An MIT Alumni Association Publication

Start with the arts scene in Rhode Island, add some studies in English literature and human rights, season with architectural history, then add a generous helping of community involvement and development, and you have a recipe for Boston's new chief of arts and culture, Kara Elliott-Ortega MCP ’15.

The daughter of a Peruvian writer living in Providence, R.I., Elliott-Ortega spent a lot of time in community arts spaces and at the Rhode Island School of Design as a high school student. "I grew up with the arts and a lot of political art," she says. She studied English literature at the University of Chicago, but her minor in human rights proved to be more formative. Her fellowship at the Boggs Center to Nurture Community Leadership in Detroit, which was at the time deeply mired in a recession and unemployment, "was when I really put together city development, including the serious problems Detroit was facing, with opportunities for artists—which in some cases were aligned but often were in tension with a community's vision for its future," she says.

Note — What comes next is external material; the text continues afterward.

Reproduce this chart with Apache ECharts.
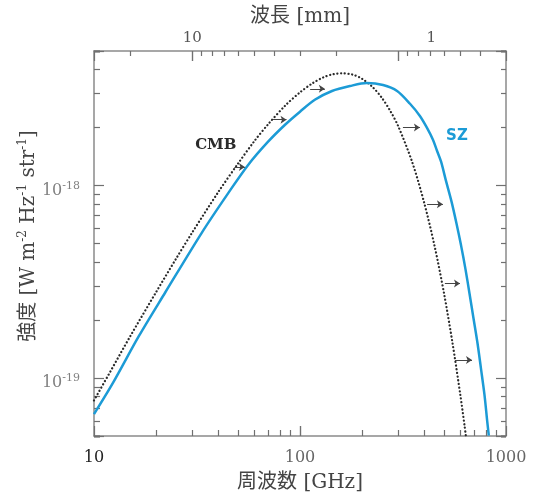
<!DOCTYPE html>
<html><head><meta charset="utf-8">
<script src="https://cdn.jsdelivr.net/npm/echarts@6/dist/echarts.min.js"></script>
<style>html,body{margin:0;padding:0;background:#fff}#c{width:537px;height:493px}</style>
</head><body><div id="c"></div>
<script>
// ---- data (frequency in GHz, intensity in W m^-2 Hz^-1 str^-1) ----
const cmbFreq = [10, 12, 15, 20, 25, 30, 40, 50, 60, 70, 85, 100, 115, 130, 145, 160, 180, 200, 225, 250, 275, 300, 350, 400, 450, 500, 550, 600, 630, 645];
const cmbIntensity = [7.65e-20, 1.08e-19, 1.65e-19, 2.79e-19, 4.16e-19, 5.71e-19, 9.21e-19, 1.30e-18, 1.70e-18, 2.08e-18, 2.61e-18, 3.05e-18, 3.40e-18, 3.65e-18, 3.79e-18, 3.83e-18, 3.77e-18, 3.59e-18, 3.25e-18, 2.85e-18, 2.43e-18, 2.03e-18, 1.33e-18, 8.2e-19, 4.86e-19, 2.76e-19, 1.52e-19, 8.2e-20, 5.6e-20, 4.6e-20];

const szFreq = [10, 12.4, 16.5, 22.2, 33.4, 45, 56, 70, 84.6, 100, 118, 143, 175, 211, 253, 296, 342, 382, 413, 442, 462, 484, 511, 544, 575, 605, 636, 665, 695, 727, 756, 786, 811, 825];
const szIntensity = [6.5e-20, 9.5e-20, 1.65e-19, 2.79e-19, 5.70e-19, 9.19e-19, 1.28e-18, 1.69e-18, 2.07e-18, 2.42e-18, 2.79e-18, 3.10e-18, 3.29e-18, 3.41e-18, 3.33e-18, 3.10e-18, 2.66e-18, 2.30e-18, 2.00e-18, 1.73e-18, 1.52e-18, 1.33e-18, 1.06e-18, 8.25e-19, 6.35e-19, 4.89e-19, 3.67e-19, 2.75e-19, 2.05e-19, 1.52e-19, 1.12e-19, 8.2e-20, 5.94e-20, 5.02e-20];

const arrowFromFreq = [48, 74, 112, 316, 414, 505, 565];
const arrowToFreq = [54, 86, 132, 382, 494, 598, 684];
const arrowIntensity = [1.25e-18, 2.2e-18, 3.18e-18, 2.0e-18, 8.0e-19, 3.1e-19, 1.24e-19];

const seriesLabels = ['CMB', 'SZ'];
const labelFreq = [39, 578];
const labelIntensity = [1.63e-18, 1.81e-18];

const freqRange = [10, 1000];
const intensityRange = [5e-20, 5e-18];
const freqTicks = [10, 100, 1000];
const freqTickLabels = ['10', '100', '1000'];
const freqMinorTicks = [20, 30, 40, 50, 60, 70, 80, 90, 200, 300, 400, 500, 600, 700, 800, 900];
const wavelengthTicks = [10, 1];
const wavelengthTickLabels = ['10', '1'];
const wavelengthMinorTicks = [20, 9, 8, 7, 6, 5, 4, 3, 2, 0.9, 0.8, 0.7, 0.6, 0.5, 0.4];
const intensityTicks = [1e-19, 1e-18];
const intensityTickExponents = ['-19', '-18'];
const minorMultipliers = [2, 3, 4, 5, 6, 7, 8, 9]; // minor log ticks at m x 10^k on the intensity axes

const C_MM_GHZ = 299.792458; // wavelength[mm] = C / frequency[GHz]

// ---- build ----
const lg = Math.log10;
const wlToF = l => C_MM_GHZ / l;
const nearestIdx = (arr, v) => { let b = 0, d = 1e9; arr.forEach((a, i) => { const dd = Math.abs(a - v); if (dd < d) { d = dd; b = i; } }); return b; };

const GRID = { left: 94, right: 31, top: 51, bottom: 57 };
const plotHeight = 493 - GRID.top - GRID.bottom;

const tickColor = '#707070';
const frameColor = '#8a8a8a';
const serif = "'DejaVu Serif', 'Noto Sans CJK JP', serif";
const xMin = lg(freqRange[0]), xMax = lg(freqRange[1]);
const yMin = lg(intensityRange[0]), yMax = lg(intensityRange[1]);
const decadesPerPx = (yMax - yMin) / plotHeight;

const lineOn = () => ({ show: true, onZero: false, lineStyle: { color: frameColor, width: 1.5 } });
const lineOff = () => ({ show: false, onZero: false });
const tickStyle = () => ({ color: tickColor, width: 1.2 });

// an axis whose scale is the data scale shifted by `shift` (in decades), so that its
// one-decade ticks fall on the log positions m x 10^k of the data scale
function tickAxis(kind, pos, shift, len, showLine) {
  const lo = kind === 'x' ? xMin : yMin, hi = kind === 'x' ? xMax : yMax;
  return { type: 'value', position: pos, gridIndex: 0, min: lo + shift, max: hi + shift,
    splitNumber: 2, minInterval: 1, maxInterval: 1,
    axisLine: showLine ? lineOn() : lineOff(), splitLine: { show: false }, axisLabel: { show: false },
    axisTick: { show: true, inside: true, length: len, lineStyle: tickStyle() } };
}

const freqMajorLog = freqTicks.map(lg);
const wlMajorLog = wavelengthTicks.map(l => lg(wlToF(l)));
const intMajorLog = intensityTicks.map(lg);
const wlShift = m => lg(m) - lg(C_MM_GHZ) + 3;

const xAxes = [
  Object.assign(tickAxis('x', 'bottom', 0, 10, true), {
    axisLabel: { show: true, margin: 14, customValues: freqMajorLog,
      formatter: v => { const i = nearestIdx(freqMajorLog, v); return (i === 0 ? '{d|' : '{g|') + freqTickLabels[i] + '}'; },
      rich: { d: { fontFamily: serif, fontSize: 16, color: '#222' }, g: { fontFamily: serif, fontSize: 16, color: '#666' } } },
    name: '周波数 [GHz]', nameLocation: 'middle', nameGap: 35, nameMoveOverlap: false,
    nameTextStyle: { fontFamily: serif, fontSize: 20, color: '#444', lineHeight: 24 }
  }),
  Object.assign(tickAxis('x', 'top', wlShift(1), 10, true), {
    axisLabel: { show: true, margin: 5, customValues: wlMajorLog.map(v => v + wlShift(1)),
      formatter: v => { const i = nearestIdx(wlMajorLog, v - wlShift(1)); return (i === 0 ? '{a|' : '{r|') + wavelengthTickLabels[i] + '}'; },
      rich: { a: { fontFamily: serif, fontSize: 15, color: '#555' }, r: { fontFamily: serif, fontSize: 15, color: '#555', padding: [0, 0, 0, 66] } } },
    name: '波長 [mm]', nameLocation: 'middle', nameGap: 22, nameMoveOverlap: false,
    nameTextStyle: { fontFamily: serif, fontSize: 20, color: '#444', lineHeight: 24 }
  })
];

const yLabelRich = {
  b: { fontFamily: serif, fontSize: 16, color: '#808080', lineHeight: 20 },
  s: { fontFamily: serif, fontSize: 11, color: '#808080', lineHeight: 12, verticalAlign: 'top' }
};
const yAxes = [
  Object.assign(tickAxis('y', 'left', 0, 10, true), {
    axisLabel: { show: true, margin: 14, padding: [10, 0, 0, 0], customValues: intMajorLog,
      formatter: v => '{b|10}{s|' + intensityTickExponents[nearestIdx(intMajorLog, v)] + '}', rich: yLabelRich },
    name: '強度 [W m{s|-2} Hz{s|-1} str{s|-1}]', nameLocation: 'middle', nameGap: 53, nameMoveOverlap: false,
    nameTextStyle: { fontFamily: serif, fontSize: 20, color: '#444', lineHeight: 24, padding: [0, 0, 0, 15],
      rich: { s: { fontFamily: serif, fontSize: 12, color: '#444', lineHeight: 14, verticalAlign: 'top' } } }
  }),
  tickAxis('y', 'right', 0, 10, true)
];
minorMultipliers.forEach(m => {
  yAxes.push(tickAxis('y', 'left', -lg(m), 6, false));
  yAxes.push(tickAxis('y', 'right', -lg(m), 5, false));
});

// frequency / wavelength tick marks on the bottom and top edges, placed through the data scales
function edgeTick(f, lenPx, onTop) {
  const x = lg(f);
  const y0 = onTop ? yMax : yMin;
  const y1 = onTop ? yMax - lenPx * decadesPerPx : yMin + lenPx * decadesPerPx;
  return [{ coord: [x, y0] }, { coord: [x, y1] }];
}
const edgeTicks = [].concat(
  freqTicks.slice(1, -1).map(f => edgeTick(f, 10, false)),
  freqMinorTicks.map(f => edgeTick(f, 6, false)),
  wavelengthTicks.map(l => edgeTick(wlToF(l), 10, true)),
  wavelengthMinorTicks.map(l => edgeTick(wlToF(l), 5, true))
);

const cmbData = cmbFreq.map((f, i) => [lg(f), lg(cmbIntensity[i])]);
const szData = szFreq.map((f, i) => [lg(f), lg(szIntensity[i])]);
const arrowLines = arrowFromFreq.map((f, i) => [
  { coord: [lg(f), lg(arrowIntensity[i])] },
  { coord: [lg(arrowToFreq[i]), lg(arrowIntensity[i])] }
]);

const option = {
  animation: false,
  backgroundColor: '#fff',
  grid: Object.assign({ show: false, containLabel: false, outerBoundsMode: 'none' }, GRID),
  xAxis: xAxes,
  yAxis: yAxes,
  series: [
    { type: 'line', name: 'CMB', xAxisIndex: 0, yAxisIndex: 0, data: cmbData, showSymbol: false, smooth: 0.3,
      lineStyle: { color: '#2a2a2a', width: 2.2, type: [0.1, 3.6], cap: 'round' }, silent: true,
      markPoint: { symbol: 'circle', symbolSize: 0, silent: true,
        data: [{ name: seriesLabels[0], coord: [lg(labelFreq[0]), lg(labelIntensity[0])] }],
        label: { show: true, position: 'inside', formatter: '{b}', fontFamily: 'DejaVu Serif', fontWeight: 'bold', fontSize: 15, color: '#2a2a2a' } },
      markLine: { silent: true, symbol: ['none', 'none'], label: { show: false },
        lineStyle: { color: tickColor, width: 1.2, type: 'solid' }, emphasis: { disabled: true },
        data: edgeTicks } },
    { type: 'line', name: 'SZ', xAxisIndex: 0, yAxisIndex: 0, data: szData, showSymbol: false, smooth: 0.3,
      lineStyle: { color: '#1c9bd6', width: 2.5 }, silent: true,
      markPoint: { symbol: 'circle', symbolSize: 0, silent: true,
        data: [{ name: seriesLabels[1], coord: [lg(labelFreq[1]), lg(labelIntensity[1])] }],
        label: { show: true, position: 'inside', formatter: '{b}', fontFamily: 'DejaVu Sans', fontWeight: 'bold', fontSize: 15, color: '#1c9bd6' } },
      markLine: { silent: true, symbol: ['none', 'arrow'], symbolSize: 6, label: { show: false },
        lineStyle: { color: '#444', width: 1, type: 'solid' }, emphasis: { disabled: true },
        data: arrowLines } }
  ]
};
echarts.init(document.getElementById('c'), null, { renderer: 'canvas' }).setOption(option);
</script></body></html>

After a stint as media and communications editor for the Society of Architectural Historians, Elliott-Ortega came to MIT to earn her MCP degree and an urban design certificate. "I really loved my time at MIT," she says. "It was really fun for me because I got to be visual and creative, being around designers and architects and getting into arguments with them. It seemed like everyone came from amazing backgrounds and were collaborating with people outside the classroom."

At MIT, Elliott-Ortega worked with the Community Innovators Lab on a community ownership plan for Project Row Houses in Houston. For her thesis, she studied the impact of including urban designers in complex problem solving in the Rebuild by Design competition, which was launched by the Obama administration as a response to the devastation caused by Hurricane Sandy. On the side, she co-hosted a radio show, Megalopolis, on Boston’s WMBR, where she played music from a different American city each week—"kind of a nerdy planning/radio thing," she says.

Elliott-Ortega moved into her current cabinet-level role after almost three years as director of planning and policy for the Boston mayor's Office of Arts and Culture, where she helped produce Boston Creates, the city's first cultural plan. Her work today includes overseeing the city's Percent for Art program. Like similar programs at MIT and in other cities, it dedicates one percent of the budget for major construction projects to investments in public art. Another part of her portfolio is the Opportunity Fund, which makes grants of up to $1,000 to individual artists.

Elliott-Ortega hopes her efforts will help slow the squeeze on physical space for artists and cultural events. The city is in the midst of a commercial and residential building boom, "but we also need space for people to be loud and make a mess," she says. Another goal: fostering a greater appreciation of the city's artistic strengths. "There's this dominant narrative about Boston that focuses on the American Revolution and sports, but we need to encourage a much more diversified sense of what Boston culture is," she says.